======== RECORD SET

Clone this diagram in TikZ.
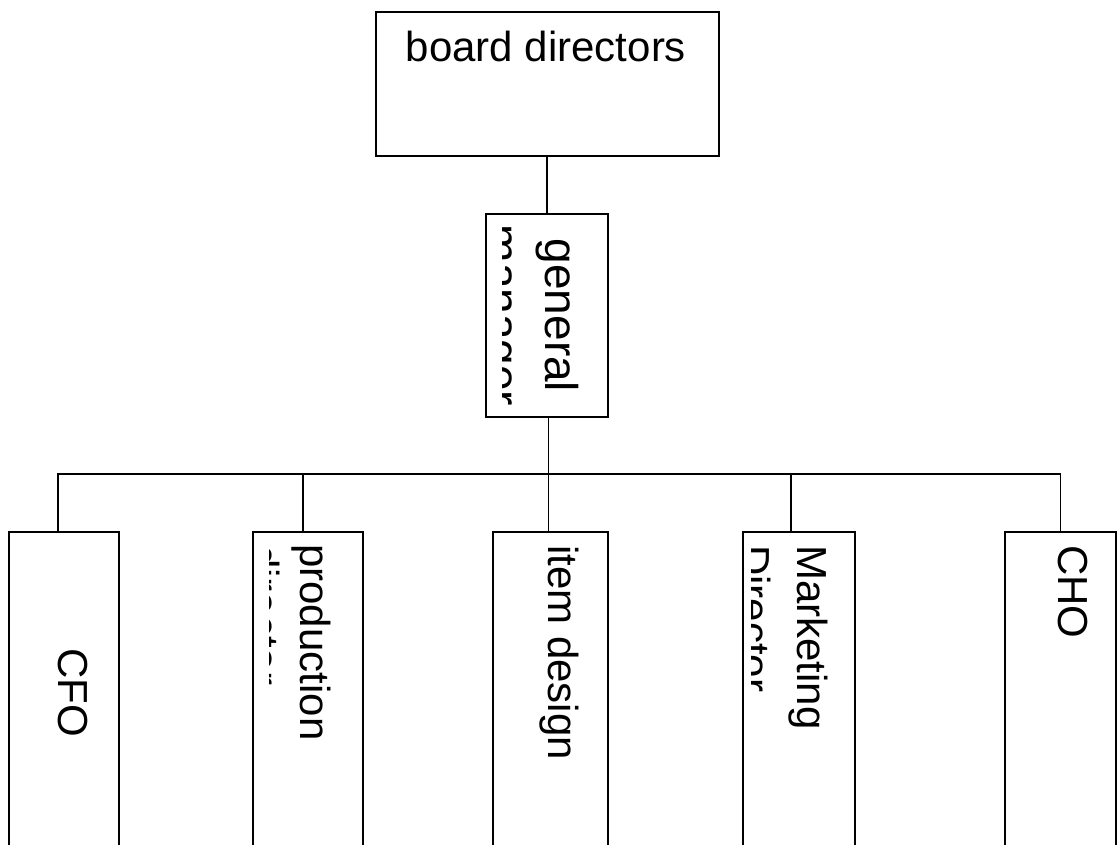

================
======== RECORD SET

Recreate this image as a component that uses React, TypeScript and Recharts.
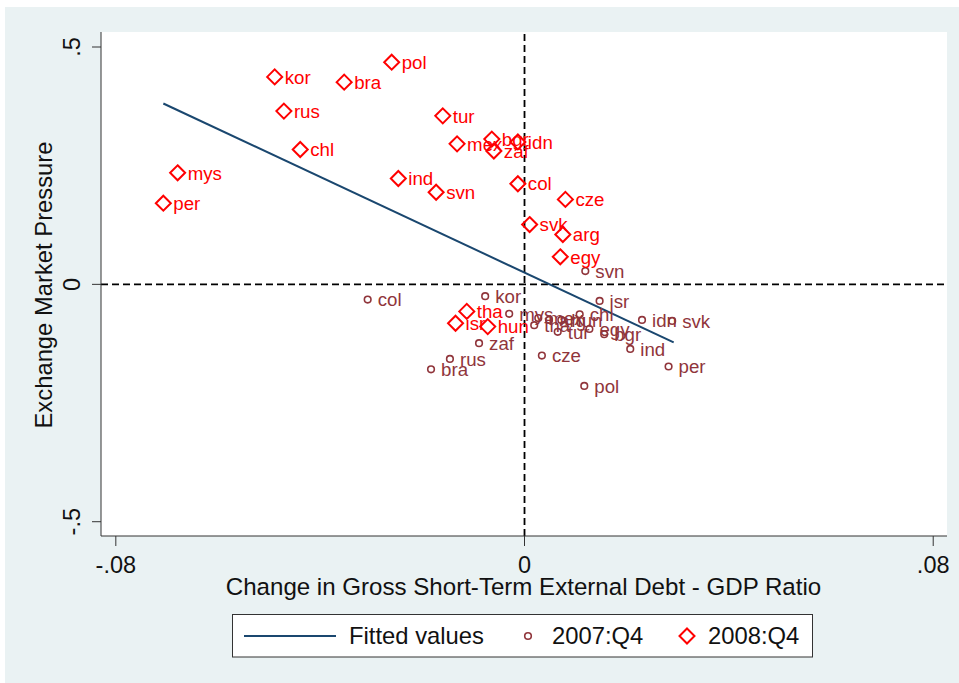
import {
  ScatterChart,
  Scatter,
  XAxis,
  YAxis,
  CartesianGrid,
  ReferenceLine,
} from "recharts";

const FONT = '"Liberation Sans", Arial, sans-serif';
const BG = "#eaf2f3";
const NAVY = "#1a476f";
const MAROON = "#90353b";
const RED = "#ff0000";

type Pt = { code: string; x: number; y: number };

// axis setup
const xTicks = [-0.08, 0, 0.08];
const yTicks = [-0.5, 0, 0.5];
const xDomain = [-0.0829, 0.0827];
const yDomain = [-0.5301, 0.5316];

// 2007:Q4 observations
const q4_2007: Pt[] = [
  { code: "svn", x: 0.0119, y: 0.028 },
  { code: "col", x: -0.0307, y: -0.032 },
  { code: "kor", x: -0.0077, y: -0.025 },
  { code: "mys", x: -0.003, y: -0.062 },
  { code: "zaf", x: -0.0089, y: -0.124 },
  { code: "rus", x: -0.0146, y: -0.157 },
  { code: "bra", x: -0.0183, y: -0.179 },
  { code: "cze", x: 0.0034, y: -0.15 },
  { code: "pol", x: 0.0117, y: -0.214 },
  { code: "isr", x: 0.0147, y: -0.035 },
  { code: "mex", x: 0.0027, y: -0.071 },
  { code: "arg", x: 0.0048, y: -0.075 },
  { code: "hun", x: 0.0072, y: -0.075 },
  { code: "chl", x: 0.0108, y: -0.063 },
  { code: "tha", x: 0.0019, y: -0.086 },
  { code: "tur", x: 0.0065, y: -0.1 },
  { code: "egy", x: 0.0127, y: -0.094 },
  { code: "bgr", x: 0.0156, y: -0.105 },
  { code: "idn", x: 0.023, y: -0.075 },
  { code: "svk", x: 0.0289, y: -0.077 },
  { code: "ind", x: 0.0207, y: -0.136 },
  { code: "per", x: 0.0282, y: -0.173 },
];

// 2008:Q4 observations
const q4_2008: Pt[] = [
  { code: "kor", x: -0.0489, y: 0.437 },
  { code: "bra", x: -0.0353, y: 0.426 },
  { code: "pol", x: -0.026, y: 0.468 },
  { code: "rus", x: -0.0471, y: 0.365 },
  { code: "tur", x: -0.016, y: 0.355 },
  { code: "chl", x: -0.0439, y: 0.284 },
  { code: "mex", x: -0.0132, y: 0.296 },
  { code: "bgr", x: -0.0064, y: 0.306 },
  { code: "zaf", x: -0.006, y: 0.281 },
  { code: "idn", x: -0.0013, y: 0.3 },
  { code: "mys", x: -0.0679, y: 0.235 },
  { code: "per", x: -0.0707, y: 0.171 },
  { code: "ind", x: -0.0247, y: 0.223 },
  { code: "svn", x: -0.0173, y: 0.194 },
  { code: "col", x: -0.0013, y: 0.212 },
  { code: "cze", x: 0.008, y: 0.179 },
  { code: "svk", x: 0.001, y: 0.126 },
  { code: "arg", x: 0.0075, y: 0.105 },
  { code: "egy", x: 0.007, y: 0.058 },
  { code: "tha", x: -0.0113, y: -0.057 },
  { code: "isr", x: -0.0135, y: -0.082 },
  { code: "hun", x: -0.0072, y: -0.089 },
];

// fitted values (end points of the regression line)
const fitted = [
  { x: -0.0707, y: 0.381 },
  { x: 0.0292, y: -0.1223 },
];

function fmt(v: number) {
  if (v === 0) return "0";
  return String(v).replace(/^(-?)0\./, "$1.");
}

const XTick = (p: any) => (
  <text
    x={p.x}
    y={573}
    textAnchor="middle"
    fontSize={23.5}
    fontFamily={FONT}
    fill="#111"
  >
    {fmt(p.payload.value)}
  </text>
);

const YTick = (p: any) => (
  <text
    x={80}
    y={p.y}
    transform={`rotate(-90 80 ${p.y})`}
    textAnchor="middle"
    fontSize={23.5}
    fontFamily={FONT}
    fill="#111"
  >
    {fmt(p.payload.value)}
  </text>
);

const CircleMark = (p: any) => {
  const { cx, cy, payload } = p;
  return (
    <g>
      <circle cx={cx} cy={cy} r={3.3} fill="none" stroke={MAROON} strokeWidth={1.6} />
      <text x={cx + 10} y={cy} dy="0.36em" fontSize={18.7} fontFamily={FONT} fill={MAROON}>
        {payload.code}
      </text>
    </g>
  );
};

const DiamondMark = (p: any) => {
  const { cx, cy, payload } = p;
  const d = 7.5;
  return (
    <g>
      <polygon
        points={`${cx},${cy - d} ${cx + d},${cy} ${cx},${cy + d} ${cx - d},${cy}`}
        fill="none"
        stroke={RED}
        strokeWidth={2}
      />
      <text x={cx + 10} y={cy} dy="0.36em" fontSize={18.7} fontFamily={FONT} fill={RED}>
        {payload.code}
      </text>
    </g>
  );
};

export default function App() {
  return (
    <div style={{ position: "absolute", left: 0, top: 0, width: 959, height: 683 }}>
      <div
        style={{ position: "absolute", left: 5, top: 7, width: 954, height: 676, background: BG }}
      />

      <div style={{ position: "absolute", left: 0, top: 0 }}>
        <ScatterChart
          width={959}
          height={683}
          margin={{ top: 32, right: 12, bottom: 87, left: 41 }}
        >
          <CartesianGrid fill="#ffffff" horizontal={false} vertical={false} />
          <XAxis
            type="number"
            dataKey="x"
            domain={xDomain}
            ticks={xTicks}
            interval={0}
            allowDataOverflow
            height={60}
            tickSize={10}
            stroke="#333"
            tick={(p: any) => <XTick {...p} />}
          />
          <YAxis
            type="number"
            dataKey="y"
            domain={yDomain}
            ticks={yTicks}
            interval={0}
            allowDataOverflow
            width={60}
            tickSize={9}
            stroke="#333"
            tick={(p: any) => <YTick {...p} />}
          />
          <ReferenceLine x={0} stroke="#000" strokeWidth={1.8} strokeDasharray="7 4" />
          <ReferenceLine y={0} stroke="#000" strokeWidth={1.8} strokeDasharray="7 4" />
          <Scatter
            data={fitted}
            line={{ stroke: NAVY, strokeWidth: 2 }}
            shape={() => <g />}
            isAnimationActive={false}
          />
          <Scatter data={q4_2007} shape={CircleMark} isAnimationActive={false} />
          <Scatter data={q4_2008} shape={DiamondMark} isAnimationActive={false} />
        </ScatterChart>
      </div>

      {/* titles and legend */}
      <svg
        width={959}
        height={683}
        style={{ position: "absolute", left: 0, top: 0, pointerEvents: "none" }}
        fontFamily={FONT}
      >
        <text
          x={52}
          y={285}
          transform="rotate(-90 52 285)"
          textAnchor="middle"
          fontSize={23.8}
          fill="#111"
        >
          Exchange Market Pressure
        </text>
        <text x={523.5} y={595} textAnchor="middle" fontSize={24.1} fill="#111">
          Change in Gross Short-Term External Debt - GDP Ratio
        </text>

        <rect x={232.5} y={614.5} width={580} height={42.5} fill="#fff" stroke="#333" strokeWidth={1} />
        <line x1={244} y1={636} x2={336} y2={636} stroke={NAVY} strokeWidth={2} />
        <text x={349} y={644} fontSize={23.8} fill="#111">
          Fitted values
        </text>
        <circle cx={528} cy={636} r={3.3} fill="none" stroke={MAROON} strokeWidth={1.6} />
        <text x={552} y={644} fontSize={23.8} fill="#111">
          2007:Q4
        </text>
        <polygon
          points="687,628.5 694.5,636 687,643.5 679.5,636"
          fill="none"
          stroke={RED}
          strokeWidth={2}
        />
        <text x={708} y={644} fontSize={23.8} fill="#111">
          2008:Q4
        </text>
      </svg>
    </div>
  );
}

================
======== RECORD SET

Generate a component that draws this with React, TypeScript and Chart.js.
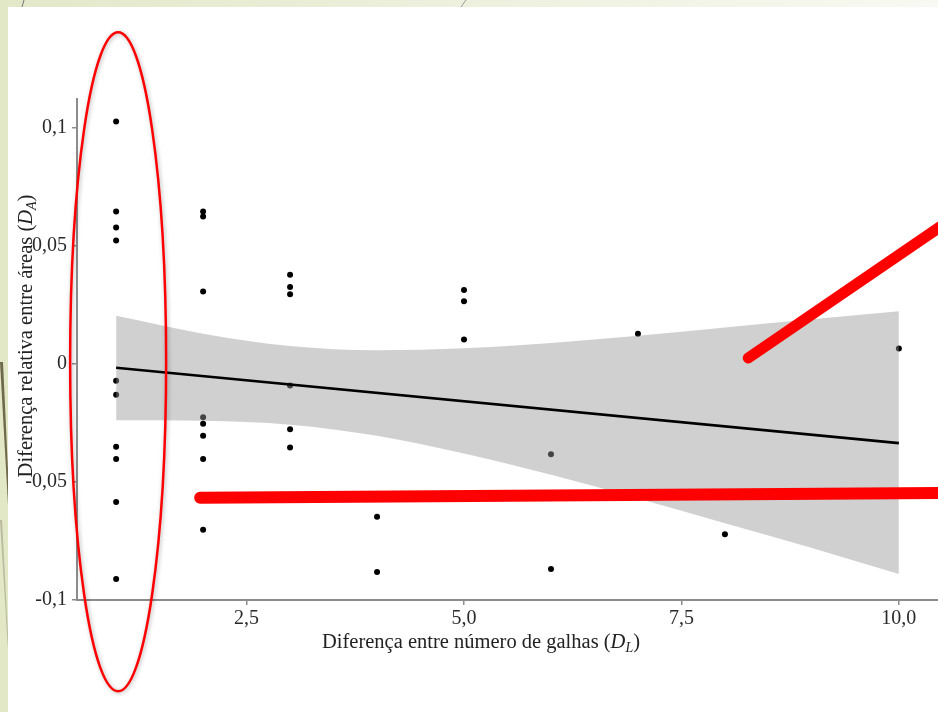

================

- WHAT THE EXERCISE ASKS -
Above are the records. Copy word for word only their lines from the one holding "Recreate this image" through the one holding "const yDomain = [-0.5301, 0.5316];", both included, and skip the images.

- WORKED ANSWER -
Recreate this image as a component that uses React, TypeScript and Recharts.
import {
  ScatterChart,
  Scatter,
  XAxis,
  YAxis,
  CartesianGrid,
  ReferenceLine,
} from "recharts";

const FONT = '"Liberation Sans", Arial, sans-serif';
const BG = "#eaf2f3";
const NAVY = "#1a476f";
const MAROON = "#90353b";
const RED = "#ff0000";

type Pt = { code: string; x: number; y: number };

// axis setup
const xTicks = [-0.08, 0, 0.08];
const yTicks = [-0.5, 0, 0.5];
const xDomain = [-0.0829, 0.0827];
const yDomain = [-0.5301, 0.5316];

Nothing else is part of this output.